The "we" passages end here and will later pick back up here. So we can presume that the author of Luke-Acts spent several years at Philippi.  He would thus know the situation there, even if Acts itself does not make it clear.

It is a Jewish gathering, rather than a Christian one. Paul and Silas may talk to the women but it doesn't say there weren't men there, and Paul didn't go there with the expectation that there wouldn't be men. So I doubt the "there aren't 10 men" suggestion works, a suggestion that comes from later rabbinic literature anyway. I personally think it was the Christian Jews who were kicked out of Rome so Paul would have no reason to think that a generic synagogue would be outside the city because of the expulsion under Claudius.

The answer could be as simple as someone in Paul's group having heard there was a place of prayer by the river outside of Philippi.  On the other hand, maybe it was common in the Diaspora for a synagogue or place of prayer to be located by rivers near cities. The water could have provided a means for ritual purification. Or did Christian Jews meet near rivers so that they could baptize?

We should keep in mind that a synagogue at this time was not a building, but a meeting. Most cities at this time probably did not have a synagogue building. Lydia was a non-Jewish merchant.  Could it be that cities also often had synagogues for travelers near rivers so that strangers knew where to find them when they were passing through? So many questions we don't really have answers to.

5. Lydia is presumably married.  Her whole household gets baptized, as does the whole family of the Philippian jailer later in the chapter. My hunch is that this included everyone in the family, including the children. This was a group culture, where the whole family followed the lead of the father. Our emphasis on believer's baptism strikes me as a modern individualist concern which, no surprise, rises with the rise of Protestant individualism.

This is a striking woman. She probably has a husband but, man, he is nowhere to be seen in this story. She invites them to her house. Her family follows her lead in baptism.
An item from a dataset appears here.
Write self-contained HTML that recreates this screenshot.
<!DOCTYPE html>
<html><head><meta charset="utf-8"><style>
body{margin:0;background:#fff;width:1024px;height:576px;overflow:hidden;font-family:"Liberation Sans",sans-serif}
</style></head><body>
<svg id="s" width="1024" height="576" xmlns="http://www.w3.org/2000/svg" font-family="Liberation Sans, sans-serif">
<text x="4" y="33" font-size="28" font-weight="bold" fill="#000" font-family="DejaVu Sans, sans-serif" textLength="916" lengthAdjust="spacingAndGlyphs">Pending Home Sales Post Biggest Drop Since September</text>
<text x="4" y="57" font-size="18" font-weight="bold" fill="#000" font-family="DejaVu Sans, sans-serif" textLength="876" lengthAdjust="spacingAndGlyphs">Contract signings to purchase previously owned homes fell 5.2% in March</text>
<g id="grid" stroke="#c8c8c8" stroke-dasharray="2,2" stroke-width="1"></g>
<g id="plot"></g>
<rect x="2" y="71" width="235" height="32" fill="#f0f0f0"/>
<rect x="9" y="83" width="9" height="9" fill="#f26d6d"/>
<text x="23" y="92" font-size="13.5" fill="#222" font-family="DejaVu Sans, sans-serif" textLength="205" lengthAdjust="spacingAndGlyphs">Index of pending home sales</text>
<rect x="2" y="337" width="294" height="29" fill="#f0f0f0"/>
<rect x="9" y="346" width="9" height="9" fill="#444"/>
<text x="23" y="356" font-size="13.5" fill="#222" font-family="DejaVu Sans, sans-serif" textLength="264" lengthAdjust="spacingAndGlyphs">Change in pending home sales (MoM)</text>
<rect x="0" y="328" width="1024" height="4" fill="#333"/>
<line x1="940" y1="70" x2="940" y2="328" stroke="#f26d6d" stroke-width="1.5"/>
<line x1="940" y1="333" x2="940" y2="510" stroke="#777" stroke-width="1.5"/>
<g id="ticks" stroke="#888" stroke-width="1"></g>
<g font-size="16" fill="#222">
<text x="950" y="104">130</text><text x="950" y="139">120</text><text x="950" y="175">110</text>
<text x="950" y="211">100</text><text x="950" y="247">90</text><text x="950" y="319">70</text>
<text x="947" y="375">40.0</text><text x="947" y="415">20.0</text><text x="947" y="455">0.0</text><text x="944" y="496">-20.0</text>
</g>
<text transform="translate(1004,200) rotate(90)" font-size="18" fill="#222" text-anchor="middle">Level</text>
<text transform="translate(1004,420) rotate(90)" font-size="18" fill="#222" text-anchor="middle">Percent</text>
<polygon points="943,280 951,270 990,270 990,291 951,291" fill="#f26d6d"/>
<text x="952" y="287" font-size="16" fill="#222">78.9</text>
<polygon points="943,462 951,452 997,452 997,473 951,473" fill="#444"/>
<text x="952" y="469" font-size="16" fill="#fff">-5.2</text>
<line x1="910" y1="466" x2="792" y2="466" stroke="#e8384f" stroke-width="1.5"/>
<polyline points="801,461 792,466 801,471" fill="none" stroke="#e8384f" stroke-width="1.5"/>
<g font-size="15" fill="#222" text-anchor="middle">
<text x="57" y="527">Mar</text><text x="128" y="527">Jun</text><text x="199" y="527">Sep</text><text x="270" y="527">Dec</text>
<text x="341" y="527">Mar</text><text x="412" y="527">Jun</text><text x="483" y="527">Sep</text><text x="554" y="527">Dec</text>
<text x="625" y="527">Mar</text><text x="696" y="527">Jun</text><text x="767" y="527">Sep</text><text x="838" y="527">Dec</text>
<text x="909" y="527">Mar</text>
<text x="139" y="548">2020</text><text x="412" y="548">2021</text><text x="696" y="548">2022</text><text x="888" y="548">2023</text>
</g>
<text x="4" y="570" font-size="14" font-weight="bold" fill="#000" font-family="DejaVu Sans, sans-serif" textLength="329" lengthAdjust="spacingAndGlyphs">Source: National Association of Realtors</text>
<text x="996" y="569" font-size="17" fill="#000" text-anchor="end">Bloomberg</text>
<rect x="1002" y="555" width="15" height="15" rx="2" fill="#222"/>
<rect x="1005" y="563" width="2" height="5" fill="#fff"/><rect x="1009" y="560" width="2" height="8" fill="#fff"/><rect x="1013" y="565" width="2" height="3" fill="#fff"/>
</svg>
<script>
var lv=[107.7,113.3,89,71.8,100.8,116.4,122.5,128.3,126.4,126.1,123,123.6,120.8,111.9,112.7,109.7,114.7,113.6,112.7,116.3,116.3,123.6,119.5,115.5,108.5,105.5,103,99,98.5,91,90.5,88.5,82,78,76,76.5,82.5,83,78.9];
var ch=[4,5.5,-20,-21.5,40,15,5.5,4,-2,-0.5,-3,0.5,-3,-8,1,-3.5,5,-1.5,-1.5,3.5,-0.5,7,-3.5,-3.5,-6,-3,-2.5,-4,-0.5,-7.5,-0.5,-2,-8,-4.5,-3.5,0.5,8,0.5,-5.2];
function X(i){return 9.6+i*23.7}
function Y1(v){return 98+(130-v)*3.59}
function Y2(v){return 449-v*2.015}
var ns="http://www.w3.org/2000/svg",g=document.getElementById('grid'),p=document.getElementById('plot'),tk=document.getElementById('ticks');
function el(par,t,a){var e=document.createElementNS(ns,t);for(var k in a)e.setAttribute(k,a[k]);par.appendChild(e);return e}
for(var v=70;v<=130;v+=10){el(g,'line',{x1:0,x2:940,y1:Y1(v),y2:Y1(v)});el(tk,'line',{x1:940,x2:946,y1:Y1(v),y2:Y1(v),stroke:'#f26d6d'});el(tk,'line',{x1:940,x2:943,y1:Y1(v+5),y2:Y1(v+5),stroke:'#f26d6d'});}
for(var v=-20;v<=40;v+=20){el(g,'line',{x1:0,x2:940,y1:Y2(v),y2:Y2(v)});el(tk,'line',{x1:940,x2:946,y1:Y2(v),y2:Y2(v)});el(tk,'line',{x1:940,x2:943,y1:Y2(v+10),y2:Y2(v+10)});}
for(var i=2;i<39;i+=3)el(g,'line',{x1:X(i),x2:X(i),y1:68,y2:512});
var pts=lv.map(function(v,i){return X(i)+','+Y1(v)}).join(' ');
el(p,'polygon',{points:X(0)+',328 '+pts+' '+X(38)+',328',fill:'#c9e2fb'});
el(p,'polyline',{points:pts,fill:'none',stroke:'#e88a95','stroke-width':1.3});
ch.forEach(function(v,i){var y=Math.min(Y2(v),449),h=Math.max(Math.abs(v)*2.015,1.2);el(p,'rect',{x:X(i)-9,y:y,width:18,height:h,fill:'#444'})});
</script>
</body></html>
Of course the rich never have to follow the norms of the rest of society, and she is probably a wealthy woman with a large house. A dealer in the dye of royalty!  Luke's mention of her fits his emphasis on women as full participants in the gospel.

Apparently she and Luke didn't get the memo from Mark Driscoll and John Piper.

6. Philippian jailer... don't want too long of a post so I'll either leave this story for the book or come back to it later here.


Richard Fellows said...

The "we" starts again at Philippi, but are you really saying that Luke joined Paul at Philippi? The group originally planned to sail directly to Syria from Achaia. If Luke had been in Philippi at that time he would have missed the boat, wouldn't he? The theory that Luke resided in Philippi is often repeated but no-one has addressed this simple objection. Am I missing something?

Susan Moore said...

Being a dealer of the dye of royalty, the memo from Mark D. and John P. most likely landed in her circular file. As it did in mine recently (I'm an heir to the throne!).